Repositioning and improving these communities took real capital: site and infrastructure work, utilities, and the steady infill of vacant lots. Faced with that bill, management made a deliberate choice on investors' behalf.
Rather than issue capital calls and ask the partnership for more money, management funded the work through partner loans and a partner-guaranteed line of credit. The risk of carrying the capital program sat with the partners and lenders — not with the investor base.
Through years of capital work and two DST roll-ins, Fund II investors were never asked for another dollar. The partners absorbed the carrying risk so the value created by the improvements would accrue to investors — not be funded by them.
The wait is now converting into a defined exit. In March 2026 the remaining Fund II properties were acquired by MHC Affordable Housing DST V.

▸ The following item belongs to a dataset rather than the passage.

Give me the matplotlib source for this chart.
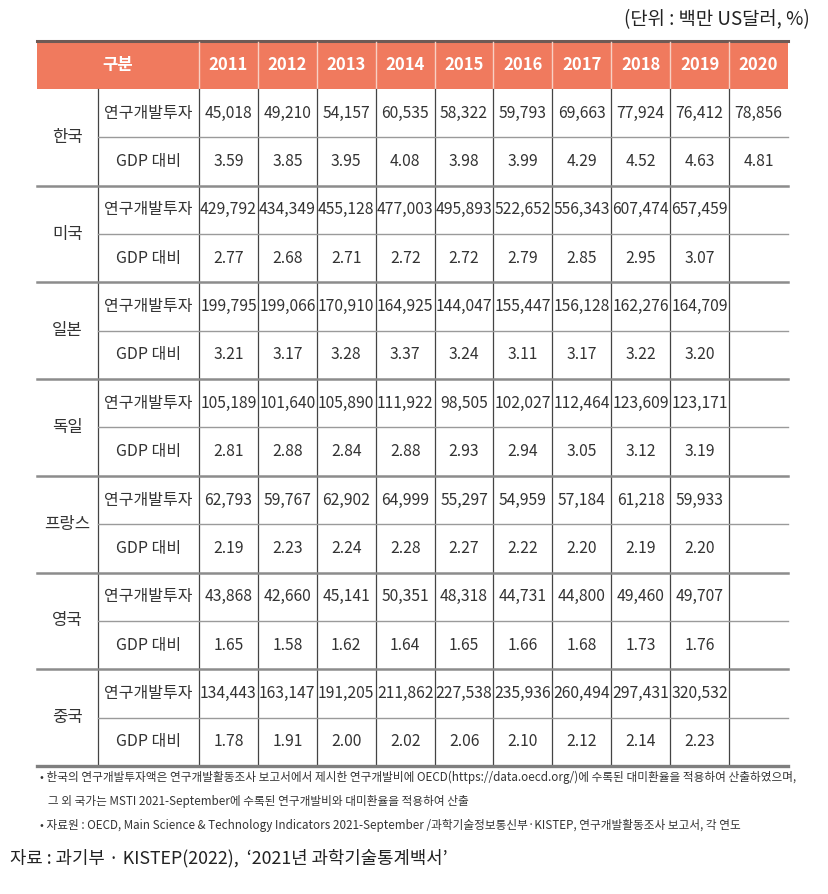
import matplotlib.pyplot as plt
from matplotlib.patches import Rectangle

plt.rcParams['font.family'] = ['Noto Sans CJK KR', 'DejaVu Sans']

# 데이터
years = ["2011", "2012", "2013", "2014", "2015", "2016", "2017", "2018", "2019", "2020"]
countries = ["한국", "미국", "일본", "독일", "프랑스", "영국", "중국"]
items = ["연구개발투자", "GDP 대비"]

rnd = {
    "한국": [45018, 49210, 54157, 60535, 58322, 59793, 69663, 77924, 76412, 78856],
    "미국": [429792, 434349, 455128, 477003, 495893, 522652, 556343, 607474, 657459, None],
    "일본": [199795, 199066, 170910, 164925, 144047, 155447, 156128, 162276, 164709, None],
    "독일": [105189, 101640, 105890, 111922, 98505, 102027, 112464, 123609, 123171, None],
    "프랑스": [62793, 59767, 62902, 64999, 55297, 54959, 57184, 61218, 59933, None],
    "영국": [43868, 42660, 45141, 50351, 48318, 44731, 44800, 49460, 49707, None],
    "중국": [134443, 163147, 191205, 211862, 227538, 235936, 260494, 297431, 320532, None],
}
gdp = {
    "한국": [3.59, 3.85, 3.95, 4.08, 3.98, 3.99, 4.29, 4.52, 4.63, 4.81],
    "미국": [2.77, 2.68, 2.71, 2.72, 2.72, 2.79, 2.85, 2.95, 3.07, None],
    "일본": [3.21, 3.17, 3.28, 3.37, 3.24, 3.11, 3.17, 3.22, 3.20, None],
    "독일": [2.81, 2.88, 2.84, 2.88, 2.93, 2.94, 3.05, 3.12, 3.19, None],
    "프랑스": [2.19, 2.23, 2.24, 2.28, 2.27, 2.22, 2.20, 2.19, 2.20, None],
    "영국": [1.65, 1.58, 1.62, 1.64, 1.65, 1.66, 1.68, 1.73, 1.76, None],
    "중국": [1.78, 1.91, 2.00, 2.02, 2.06, 2.10, 2.12, 2.14, 2.23, None],
}

unit_text = "(단위 : 백만 US달러, %)"
notes = [
    "• 한국의 연구개발투자액은 연구개발활동조사 보고서에서 제시한 연구개발비에 OECD(https://data.oecd.org/)에 수록된 대미환율을 적용하여 산출하였으며,",
    "   그 외 국가는 MSTI 2021-September에 수록된 연구개발비와 대미환율을 적용하여 산출",
    "• 자료원 : OECD, Main Science & Technology Indicators 2021-September /과학기술정보통신부·KISTEP, 연구개발활동조사 보고서, 각 연도",
]
source = "자료 : 과기부 · KISTEP(2022),  ‘2021년 과학기술통계백서’"

# 레이아웃 (픽셀 좌표)
W, H = 829, 894
x_left, x_item, x_year0 = 37, 98, 199
col_w = (788 - 199) / 10
y_head_top, y_head_bot = 41, 89
row_h = (766 - 89) / 14

header_color = "#F07A5E"
text_color = "#333333"

fig = plt.figure(figsize=(W / 100, H / 100), dpi=100)
ax = fig.add_axes([0, 0, 1, 1])
ax.set_xlim(0, W)
ax.set_ylim(H, 0)
ax.axis("off")

x_right = x_year0 + col_w * len(years)

# 헤더
ax.add_patch(Rectangle((x_left, y_head_top), x_right - x_left, y_head_bot - y_head_top,
                       facecolor=header_color, edgecolor="none"))
ax.plot([x_left, x_right], [y_head_top, y_head_top], color="#6e5a55", lw=2.2)
ax.text((x_left + x_year0) / 2, (y_head_top + y_head_bot) / 2, "구분", color="white",
        fontsize=12, fontweight="bold", ha="center", va="center")
for i, yr in enumerate(years):
    xc = x_year0 + col_w * (i + 0.5)
    ax.text(xc, (y_head_top + y_head_bot) / 2, yr, color="white", fontsize=12,
            fontweight="bold", ha="center", va="center")
    ax.plot([x_year0 + col_w * i] * 2, [y_head_top + 1, y_head_bot], color="#f8d0c4", lw=1)

# 본문
y_bottom = y_head_bot + row_h * 2 * len(countries)
for i in range(len(years)):
    ax.plot([x_year0 + col_w * i] * 2, [y_head_bot, y_bottom], color="#444444", lw=0.9)
ax.plot([x_item, x_item], [y_head_bot, y_bottom], color="#444444", lw=0.9)

for g, c in enumerate(countries):
    y0 = y_head_bot + row_h * 2 * g
    ax.text((x_left + x_item) / 2, y0 + row_h, c, color=text_color, fontsize=12,
            ha="center", va="center")
    if g > 0:
        ax.plot([x_left, x_right], [y0, y0], color="#8c8c8c", lw=1.8)
    ax.plot([x_item, x_right], [y0 + row_h, y0 + row_h], color="#9a9a9a", lw=1.0)
    for r, (item, vals) in enumerate(zip(items, [rnd[c], gdp[c]])):
        yc = y0 + row_h * (r + 0.5)
        ax.text((x_item + x_year0) / 2, yc, item, color=text_color, fontsize=11.5,
                ha="center", va="center")
        for i, v in enumerate(vals):
            if v is None:
                continue
            s = f"{v:,}" if r == 0 else f"{v:.2f}"
            ax.text(x_year0 + col_w * (i + 0.5), yc, s, color=text_color, fontsize=11.3,
                    ha="center", va="center")

ax.plot([x_left, x_right], [y_bottom, y_bottom], color="#7f7f7f", lw=2.4)

# 단위, 주석, 출처
ax.text(810, 20, unit_text, color="#222222", fontsize=13.5, ha="right", va="center")
for k, line in enumerate(notes):
    ax.text(40, 777 + 24 * k, line, color=text_color, fontsize=8.4, ha="left", va="center")
ax.text(10, 858, source, color="#222222", fontsize=12.8, ha="left", va="center")

fig.savefig("out.png", dpi=100)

DST V acquired the remaining Fund II communities using the same installment sale structure that we used to cash-out our Fund One investors in 2021. And just as in the prior transaction, Fund II investors will be cashed out as the DST V equity is raised. The asset base has been built, the capital work was carried by the partners rather than the investors, and the final distributions will be made proportionately as equity is raised.
Remaining Fund II properties acquired by DST V, March 2026.
New investor equity is raised into the DST V offering.
Proceeds flow to Fund II investors as equity is raised — same as DST III.
Value built across the hold — including the DST roll-ins — accrues to you.
The structure mirrors the prior DST III transaction: investors are returned their capital as DST V equity is raised. The pace is a function of the equity raise — not a sign of trouble in the underlying communities, which are income-producing.
MHC Stable Income Fund II, LLC organized in Delaware; manager (MHC Stable Income Fund Management II, LLC) formed the same year.
Reg D private placement opened — up to 200 units / $20M; 8% preferred return + 2% additional; target IRR 15–20%.
Sherwood Forest MHC (127 sites) and Rustic Cove MHC (65 sites) — 192 homesites in Ohio; ~$5.5M asset base at year-end 2019.
Site work and lot infill funded by partner loans and a $2M partner-guaranteed line of credit in favor of Jim Clayton — never an investor capital call.
The Twinwall and Friendly Village single-asset DSTs were liquidated and added to Fund II, growing the portfolio to four communities and broadening the income base.
Remaining properties acquired by DST V on the same structure as DST III; Fund II investors cashed out as equity is raised.